TASK: Repeat the records below exactly, from the first line through the line containing "1145, 698, 1];", and leave out any pictures.

--- Begin ROWS ---

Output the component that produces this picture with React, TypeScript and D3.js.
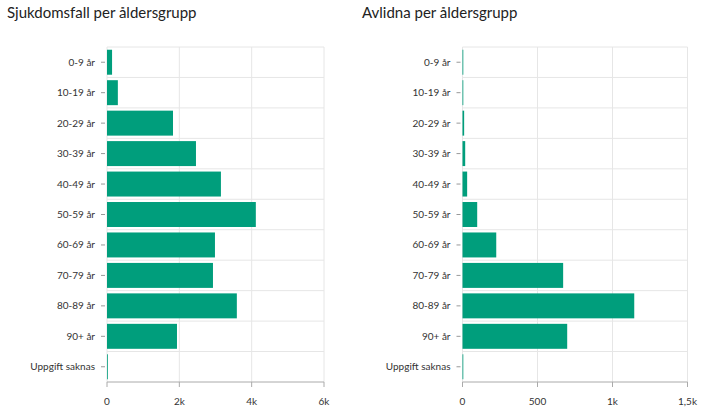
import * as d3 from "d3";

const ageGroups = [
  "0-9 år",
  "10-19 år",
  "20-29 år",
  "30-39 år",
  "40-49 år",
  "50-59 år",
  "60-69 år",
  "70-79 år",
  "80-89 år",
  "90+ år",
  "Uppgift saknas",
];

const cases = [140, 300, 1825, 2460, 3150, 4115, 2985, 2930, 3590, 1935, 10];
const deaths = [1, 2, 11, 18, 31, 98, 225, 671, 1145, 698, 1];

const casesTicks = [0, 2000, 4000, 6000];
const casesTickLabels = ["0", "2k", "4k", "6k"];
const deathsTicks = [0, 500, 1000, 1500];
const deathsTickLabels = ["0", "500", "1k", "1,5k"];

const FONT = "Lato, 'Open Sans', sans-serif";
const BAR = "#009e7c";
const GRID = "#e6e6e6";

type PanelProps = {
  title: string;
  values: number[];
  ticks: number[];
  tickLabels: string[];
  left: number;
  right: number;
  titleX: number;
};

const top = 47;
const bottom = 382;

function Panel({ title, values, ticks, tickLabels, left, right, titleX }: PanelProps) {
  const x = d3
    .scaleLinear()
    .domain([ticks[0], ticks[ticks.length - 1]])
    .range([left, right]);
  const y = d3
    .scaleBand<string>()
    .domain(ageGroups)
    .range([top, bottom])
    .paddingInner(0.18)
    .paddingOuter(0.09);
  const step = y.step();

  return (
    <g>
      <text x={titleX} y={18} fontSize={15} fill="#222" fontFamily={FONT}>
        {title}
      </text>

      {/* horizontal grid at band edges */}
      {ageGroups.map((c, i) => (
        <line
          key={"h" + i}
          x1={left}
          x2={right}
          y1={top + i * step}
          y2={top + i * step}
          stroke={GRID}
        />
      ))}

      {/* vertical grid */}
      {ticks.map((t) => (
        <line key={"v" + t} x1={x(t)} x2={x(t)} y1={top} y2={bottom} stroke={GRID} />
      ))}

      {/* bars */}
      {ageGroups.map((c, i) => (
        <rect
          key={c}
          x={x(0)}
          y={y(c)}
          width={Math.max(0.8, x(values[i]) - x(0))}
          height={y.bandwidth()}
          fill={BAR}
        />
      ))}

      {/* y axis ticks + labels */}
      {ageGroups.map((c) => {
        const cy = (y(c) as number) + y.bandwidth() / 2;
        return (
          <g key={"yl" + c}>
            <line x1={left - 6} x2={left - 2} y1={cy} y2={cy} stroke="#999" />
            <text
              x={left - 12}
              y={cy}
              dy="0.35em"
              textAnchor="end"
              fontSize={10}
              fill="#333"
              fontFamily={FONT}
            >
              {c}
            </text>
          </g>
        );
      })}

      {/* x axis */}
      <line x1={left} x2={right} y1={bottom} y2={bottom} stroke="#aaa" />
      {ticks.map((t, i) => (
        <g key={"xt" + t}>
          <line x1={x(t)} x2={x(t)} y1={bottom} y2={bottom + 5} stroke="#aaa" />
          <text
            x={x(t)}
            y={bottom + 19}
            dy="0.35em"
            textAnchor="middle"
            fontSize={10}
            fill="#333"
            fontFamily={FONT}
          >
            {tickLabels[i]}
          </text>
        </g>
      ))}
    </g>
  );
}

export default function App() {
  return (
    <svg
      width={705}
      height={415}
      style={{ position: "absolute", left: 0, top: 0, background: "#fff" }}
    >
      <Panel
        title="Sjukdomsfall per åldersgrupp"
        values={cases}
        ticks={casesTicks}
        tickLabels={casesTickLabels}
        left={107}
        right={324}
        titleX={7}
      />
      <Panel
        title="Avlidna per åldersgrupp"
        values={deaths}
        ticks={deathsTicks}
        tickLabels={deathsTickLabels}
        left={462.5}
        right={687.5}
        titleX={362}
      />
    </svg>
  );
}
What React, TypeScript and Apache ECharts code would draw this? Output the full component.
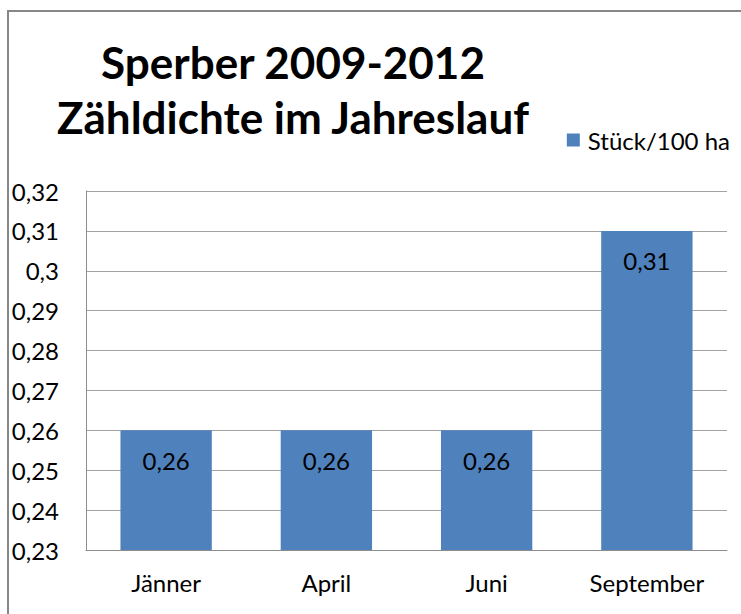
import React, { useEffect, useRef } from "react";
import * as echarts from "echarts";

const categories = ["Jänner", "April", "Juni", "September"];
const values = [0.26, 0.26, 0.26, 0.31];
const seriesName = "Stück/100 ha";
const titleLines = ["Sperber 2009-2012", "Zähldichte im Jahreslauf"];

const fmt = (v: number) => String(Number(v.toFixed(2))).replace(".", ",");

export default function App() {
  const ref = useRef<HTMLDivElement>(null);
  useEffect(() => {
    if (!ref.current) return;
    const chart = echarts.init(ref.current, null, { renderer: "svg" });
    const font = "Lato";
    chart.setOption({
      animation: false,
      backgroundColor: "#ffffff",
      title: {
        text: titleLines.join("\n"),
        left: 288,
        top: 29,
        textAlign: "center",
        textStyle: {
          fontFamily: font,
          fontWeight: "bold",
          fontSize: 44,
          lineHeight: 55,
          color: "#000000",
        },
      },
      legend: {
        data: [seriesName],
        right: 6,
        top: 123,
        itemWidth: 13,
        itemHeight: 13,
        itemGap: 6,
        icon: "rect",
        textStyle: { fontFamily: font, fontSize: 24, color: "#000000", padding: [0, 0, 0, 3] },
      },
      graphic: [
        {
          type: "rect",
          shape: { x: 8, y: 11, width: 800, height: 700 },
          style: { fill: "none", stroke: "#878787", lineWidth: 2 },
          silent: true,
        },
      ],
      grid: { left: 86, right: 14, top: 191, bottom: 64, containLabel: false },
      xAxis: {
        type: "category",
        data: categories,
        axisLine: { show: true, lineStyle: { color: "#8c8c8c", width: 1 } },
        axisTick: { show: false },
        axisLabel: { fontFamily: font, fontSize: 24, color: "#000000", margin: 20 },
      },
      yAxis: {
        type: "value",
        min: 0.23,
        max: 0.32,
        interval: 0.01,
        axisLine: { show: true, lineStyle: { color: "#8c8c8c", width: 1 } },
        axisTick: { show: false },
        splitLine: { show: true, lineStyle: { color: "#a3a3a3", width: 1 } },
        axisLabel: {
          fontFamily: font,
          fontSize: 24,
          color: "#000000",
          margin: 27,
          formatter: (v: number) => fmt(v),
        },
      },
      series: [
        {
          name: seriesName,
          type: "bar",
          data: values,
          barWidth: "57%",
          itemStyle: { color: "#4F81BD" },
          label: {
            show: true,
            position: "insideTop",
            distance: 18,
            fontFamily: font,
            fontSize: 24,
            color: "#000000",
            formatter: (p: any) => fmt(p.value),
          },
        },
      ],
    });
    return () => chart.dispose();
  }, []);
  return (
    <div
      ref={ref}
      style={{ position: "absolute", left: 0, top: 0, width: 741, height: 614 }}
    />
  );
}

--- End ROWS ---

FINISHED TASK:
Output the component that produces this picture with React, TypeScript and D3.js.
import * as d3 from "d3";

const ageGroups = [
  "0-9 år",
  "10-19 år",
  "20-29 år",
  "30-39 år",
  "40-49 år",
  "50-59 år",
  "60-69 år",
  "70-79 år",
  "80-89 år",
  "90+ år",
  "Uppgift saknas",
];

const cases = [140, 300, 1825, 2460, 3150, 4115, 2985, 2930, 3590, 1935, 10];
const deaths = [1, 2, 11, 18, 31, 98, 225, 671, 1145, 698, 1];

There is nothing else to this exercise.